▼

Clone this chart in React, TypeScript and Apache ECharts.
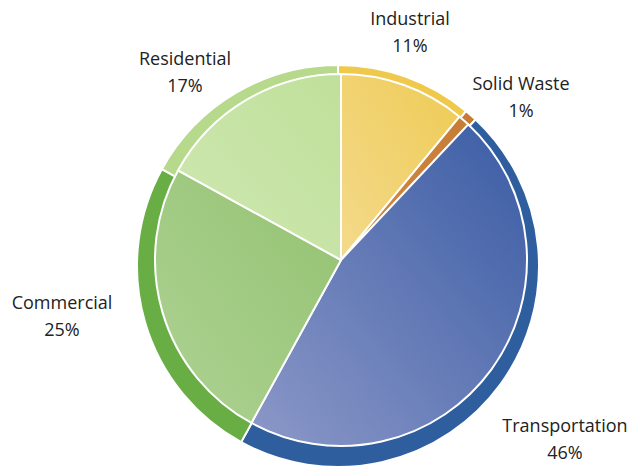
import React, { useEffect, useRef } from "react";
import * as echarts from "echarts";

const categories = ["Industrial", "Solid Waste", "Transportation", "Commercial", "Residential"];
const shares = [11, 1, 46, 25, 17];

const bandColors = ["#EEC94C", "#C77C36", "#2F5E9E", "#68AE45", "#B6D98C"];
const innerTop = ["#EECB55", "#C77C36", "#3A5CA4", "#93C271", "#BFE09A"];
const innerBottom = ["#F4DA8C", "#D08A45", "#8C98C8", "#AED293", "#CFE8B2"];
const labelPos: [number, number][] = [
  [410, 31],
  [521, 96],
  [565, 438],
  [62, 315],
  [185, 71],
];

export default function App() {
  const ref = useRef<HTMLDivElement>(null);
  useEffect(() => {
    document.body.style.margin = "0";
    const chart = echarts.init(ref.current!, null, { renderer: "svg" });
    const outerData = categories.map((name, i) => ({
      name,
      value: shares[i],
      itemStyle: { color: bandColors[i] },
    }));
    const innerData = categories.map((name, i) => ({
      name,
      value: shares[i],
      itemStyle: {
        color: new echarts.graphic.LinearGradient(1, 0, 0, 1, [
          { offset: 0, color: innerTop[i] },
          { offset: 1, color: innerBottom[i] },
        ]),
      },
    }));
    chart.setOption({
      animation: false,
      backgroundColor: "#ffffff",
      series: [
        {
          type: "pie",
          center: [338, 266],
          radius: 201,
          startAngle: 90,
          clockwise: true,
          data: outerData,
          itemStyle: { borderColor: "#ffffff", borderWidth: 2 },
          labelLine: { show: false },
          label: {
            show: true,
            formatter: "{b}\n{c}%",
            fontFamily: "Open Sans",
            fontSize: 18,
            lineHeight: 27,
            color: "#222222",
            align: "center",
            overflow: "none",
            width: 200,
          },
          labelLayout: (p: any) => ({
            x: labelPos[p.dataIndex][0],
            y: labelPos[p.dataIndex][1],
            align: "center",
            verticalAlign: "middle",
          }),
          emphasis: { disabled: true },
        },
        {
          type: "pie",
          center: [341, 260],
          radius: 186,
          startAngle: 90,
          clockwise: true,
          silent: true,
          data: innerData,
          itemStyle: { borderColor: "#ffffff", borderWidth: 2 },
          label: { show: false },
          labelLine: { show: false },
          emphasis: { disabled: true },
        },
      ],
    });
    return () => chart.dispose();
  }, []);
  return <div ref={ref} style={{ width: 634, height: 474 }} />;
}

▲

- [Job]:
Leave out any pictures, please, and quote only the lines from the top of the data through the line that contains "const shares = [11, 1, 46, 25, 17];".

- [Solution to this problem]:
Clone this chart in React, TypeScript and Apache ECharts.
import React, { useEffect, useRef } from "react";
import * as echarts from "echarts";

const categories = ["Industrial", "Solid Waste", "Transportation", "Commercial", "Residential"];
const shares = [11, 1, 46, 25, 17];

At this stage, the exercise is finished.